Felderer: Natürlich kann man sie verjagen. Aber sie sind heute die einzigen Investoren in Griechenland. Stimmt, viele von ihnen haben sich dem ineffizienten Steuersystem entziehen können Aber sie haben wenigstens investiert. Nehmen Sie an, diese Leute investieren nicht mehr. Dann wird Griechenland zum Armenhaus.

Die Furche: Aber beraubt man sich nicht eines Marktes von 10 Millionen Menschen, wenn man den Griechen nicht hilft?

Felderer: Die deutschen Exporte nach Griechenland machen aber nur etwa ein Prozent der Gesamtexporte aus.

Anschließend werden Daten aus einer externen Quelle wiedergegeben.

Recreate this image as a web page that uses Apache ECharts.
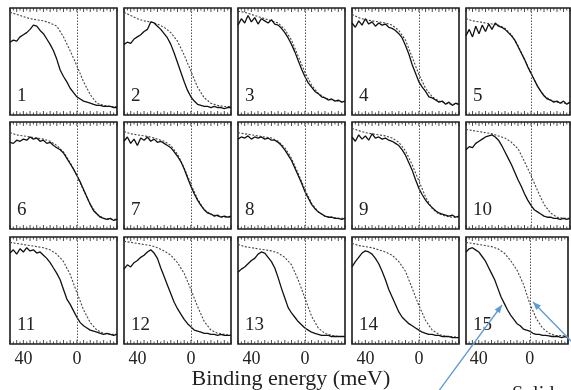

Das heißt, Deutschland würde das überhaupt nicht treffen.

Die Furche: Fragen wir anders: Was hätte Griechenland für ein Potenzial?

Felderer: Griechenland hätte gute Möglichkeiten. Aber wichtig sind stabile Rahmenbedingungen. Wenn es Chancen gibt und man die Unternehmer nicht in ihren Aktivitäten behindert, sondern mit einem wesentlich verbesserten System einfach und fair besteuert, dann gibt es in jedem Land der Welt ein Potential. Auch in Griechenland.

Die Furche: Ist die Sanierungsstrategie von EU und IWF denn nicht falsch gewesen? Hat man Instrumente falsch eingesetzt? Hat man an den falschen Stellen gespart? Hat man in einzelnen Bereichen zu viel gespart?

Felderer: Die Strategie war insofern falsch, als man bei der Gründung der Eurozone einen Vertrag aufgesetzt hat, der nicht vorgesehen hat, dass es auch einen Ausschluss geben kann. Das hätte bedeutet: wenn ein Land die Regeln nicht erfüllt hätte, wäre es automatisch ausgeschlossen worden.